-- start --
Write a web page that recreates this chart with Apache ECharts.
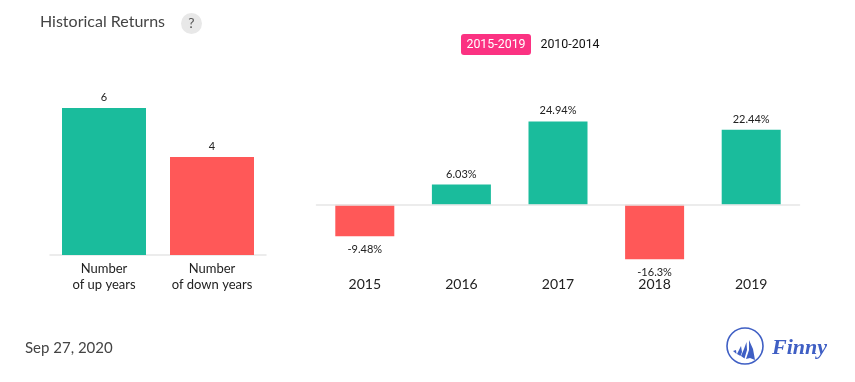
<!DOCTYPE html>
<html><head><meta charset="utf-8">
<style>html,body{margin:0;padding:0;background:#fff}#c{width:855px;height:382px}</style>
<script src="https://cdn.jsdelivr.net/npm/echarts@6/dist/echarts.min.js"></script></head>
<body><div id="c"></div>
<script>
const countCategories = ['Number\nof up years', 'Number\nof down years'];
const countValues = [6, 4];
const yearCategories = ['2015', '2016', '2017', '2018', '2019'];
const yearReturns = [-9.48, 6.03, 24.94, -16.3, 22.44];
const UP = '#1abc9c', DOWN = '#ff5858', FONT = 'Lato', AXIS = '#e6e6e6', INK = '#222', LOGO = '#3f5fc4';

const chart = echarts.init(document.getElementById('c'), null, {renderer: 'canvas'});
chart.setOption({
  animation: false,
  textStyle: {fontFamily: FONT},
  grid: [
    {left: 50, width: 216, top: 108, height: 147},
    {left: 316.5, width: 483, top: 104.5, height: 167}
  ],
  xAxis: [
    {type: 'category', gridIndex: 0, data: countCategories,
      axisLine: {lineStyle: {color: AXIS, width: 1.5}}, axisTick: {show: false},
      axisLabel: {interval: 0, hideOverlap: false, color: INK, fontSize: 13, lineHeight: 16, margin: 6, fontFamily: FONT}},
    {type: 'category', gridIndex: 1, z: 3, data: yearCategories,
      axisLine: {onZero: true, lineStyle: {color: AXIS, width: 1.5}}, axisTick: {show: false},
      axisLabel: {interval: 0, color: INK, fontSize: 14, margin: 6, fontFamily: FONT}}
  ],
  yAxis: [
    {type: 'value', gridIndex: 0, min: 0, max: 6, show: false},
    {type: 'value', gridIndex: 1, min: -20, max: 30, show: false}
  ],
  series: [
    {type: 'bar', xAxisIndex: 0, yAxisIndex: 0, barWidth: 84,
      data: countValues.map((v, i) => ({value: v, itemStyle: {color: i === 0 ? UP : DOWN}})),
      label: {show: true, position: 'top', distance: 5, color: INK, fontSize: 11, fontFamily: FONT}},
    {type: 'bar', xAxisIndex: 1, yAxisIndex: 1, barWidth: 59,
      data: yearReturns.map(v => ({value: v, itemStyle: {color: v >= 0 ? UP : DOWN},
        label: {distance: v >= 0 ? 5 : 8}})),
      label: {show: true, position: 'outside', color: INK, fontSize: 11, fontFamily: FONT,
        formatter: p => p.value + '%'}}
  ],
  graphic: [
    {type: 'text', left: 40, top: 14, style: {text: 'Historical Returns', font: '16px Lato', fill: '#444'}},
    {type: 'circle', shape: {cx: 191.5, cy: 23.5, r: 10.5}, style: {fill: '#e8e8e8'}},
    {type: 'text', x: 191.5, y: 23.5, style: {text: '?', font: '14px Lato', fill: '#555', align: 'center', verticalAlign: 'middle'}},
    {type: 'rect', shape: {x: 461, y: 34, width: 70, height: 21, r: 3}, style: {fill: '#fb3282'}},
    {type: 'text', x: 496, y: 44.5, style: {text: '2015-2019', font: '12.4px Roboto', fill: '#fff', align: 'center', verticalAlign: 'middle'}},
    {type: 'text', x: 570, y: 44.5, style: {text: '2010-2014', font: '12.4px Roboto', fill: '#111', align: 'center', verticalAlign: 'middle'}},
    {type: 'text', left: 25, top: 341, style: {text: 'Sep 27, 2020', font: '15px Lato', fill: '#444'}},
    {type: 'circle', shape: {cx: 745, cy: 346, r: 18}, style: {fill: 'none', stroke: LOGO, lineWidth: 1.6}},
    {type: 'polygon', shape: {points: [[749,340],[753,349],[755,360],[750,358],[746,359],[749,350]]}, style: {fill: LOGO}},
    {type: 'polygon', shape: {points: [[746.5,342],[747,350],[744.5,358.5],[741,356],[744,349]]}, style: {fill: LOGO}},
    {type: 'polygon', shape: {points: [[741,346],[742,352],[740.5,356],[737,354],[739,350]]}, style: {fill: LOGO}},
    {type: 'polygon', shape: {points: [[736,350],[736.5,354],[733,351]]}, style: {fill: LOGO}},
    {type: 'text', x: 772, y: 348, style: {text: 'Finny', font: 'italic bold 22px "Liberation Serif"', fill: LOGO, verticalAlign: 'middle'}}
  ]
});
</script></body></html>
-- end --
* [The task] Skip the images and write out the rest of the listing exactly.

* [Solved problem]
Write a web page that recreates this chart with Apache ECharts.
<!DOCTYPE html>
<html><head><meta charset="utf-8">
<style>html,body{margin:0;padding:0;background:#fff}#c{width:855px;height:382px}</style>
<script src="https://cdn.jsdelivr.net/npm/echarts@6/dist/echarts.min.js"></script></head>
<body><div id="c"></div>
<script>
const countCategories = ['Number\nof up years', 'Number\nof down years'];
const countValues = [6, 4];
const yearCategories = ['2015', '2016', '2017', '2018', '2019'];
const yearReturns = [-9.48, 6.03, 24.94, -16.3, 22.44];
const UP = '#1abc9c', DOWN = '#ff5858', FONT = 'Lato', AXIS = '#e6e6e6', INK = '#222', LOGO = '#3f5fc4';

const chart = echarts.init(document.getElementById('c'), null, {renderer: 'canvas'});
chart.setOption({
  animation: false,
  textStyle: {fontFamily: FONT},
  grid: [
    {left: 50, width: 216, top: 108, height: 147},
    {left: 316.5, width: 483, top: 104.5, height: 167}
  ],
  xAxis: [
    {type: 'category', gridIndex: 0, data: countCategories,
      axisLine: {lineStyle: {color: AXIS, width: 1.5}}, axisTick: {show: false},
      axisLabel: {interval: 0, hideOverlap: false, color: INK, fontSize: 13, lineHeight: 16, margin: 6, fontFamily: FONT}},
    {type: 'category', gridIndex: 1, z: 3, data: yearCategories,
      axisLine: {onZero: true, lineStyle: {color: AXIS, width: 1.5}}, axisTick: {show: false},
      axisLabel: {interval: 0, color: INK, fontSize: 14, margin: 6, fontFamily: FONT}}
  ],
  yAxis: [
    {type: 'value', gridIndex: 0, min: 0, max: 6, show: false},
    {type: 'value', gridIndex: 1, min: -20, max: 30, show: false}
  ],
  series: [
    {type: 'bar', xAxisIndex: 0, yAxisIndex: 0, barWidth: 84,
      data: countValues.map((v, i) => ({value: v, itemStyle: {color: i === 0 ? UP : DOWN}})),
      label: {show: true, position: 'top', distance: 5, color: INK, fontSize: 11, fontFamily: FONT}},
    {type: 'bar', xAxisIndex: 1, yAxisIndex: 1, barWidth: 59,
      data: yearReturns.map(v => ({value: v, itemStyle: {color: v >= 0 ? UP : DOWN},
        label: {distance: v >= 0 ? 5 : 8}})),
      label: {show: true, position: 'outside', color: INK, fontSize: 11, fontFamily: FONT,
        formatter: p => p.value + '%'}}
  ],
  graphic: [
    {type: 'text', left: 40, top: 14, style: {text: 'Historical Returns', font: '16px Lato', fill: '#444'}},
    {type: 'circle', shape: {cx: 191.5, cy: 23.5, r: 10.5}, style: {fill: '#e8e8e8'}},
    {type: 'text', x: 191.5, y: 23.5, style: {text: '?', font: '14px Lato', fill: '#555', align: 'center', verticalAlign: 'middle'}},
    {type: 'rect', shape: {x: 461, y: 34, width: 70, height: 21, r: 3}, style: {fill: '#fb3282'}},
    {type: 'text', x: 496, y: 44.5, style: {text: '2015-2019', font: '12.4px Roboto', fill: '#fff', align: 'center', verticalAlign: 'middle'}},
    {type: 'text', x: 570, y: 44.5, style: {text: '2010-2014', font: '12.4px Roboto', fill: '#111', align: 'center', verticalAlign: 'middle'}},
    {type: 'text', left: 25, top: 341, style: {text: 'Sep 27, 2020', font: '15px Lato', fill: '#444'}},
    {type: 'circle', shape: {cx: 745, cy: 346, r: 18}, style: {fill: 'none', stroke: LOGO, lineWidth: 1.6}},
    {type: 'polygon', shape: {points: [[749,340],[753,349],[755,360],[750,358],[746,359],[749,350]]}, style: {fill: LOGO}},
    {type: 'polygon', shape: {points: [[746.5,342],[747,350],[744.5,358.5],[741,356],[744,349]]}, style: {fill: LOGO}},
    {type: 'polygon', shape: {points: [[741,346],[742,352],[740.5,356],[737,354],[739,350]]}, style: {fill: LOGO}},
    {type: 'polygon', shape: {points: [[736,350],[736.5,354],[733,351]]}, style: {fill: LOGO}},
    {type: 'text', x: 772, y: 348, style: {text: 'Finny', font: 'italic bold 22px "Liberation Serif"', fill: LOGO, verticalAlign: 'middle'}}
  ]
});
</script></body></html>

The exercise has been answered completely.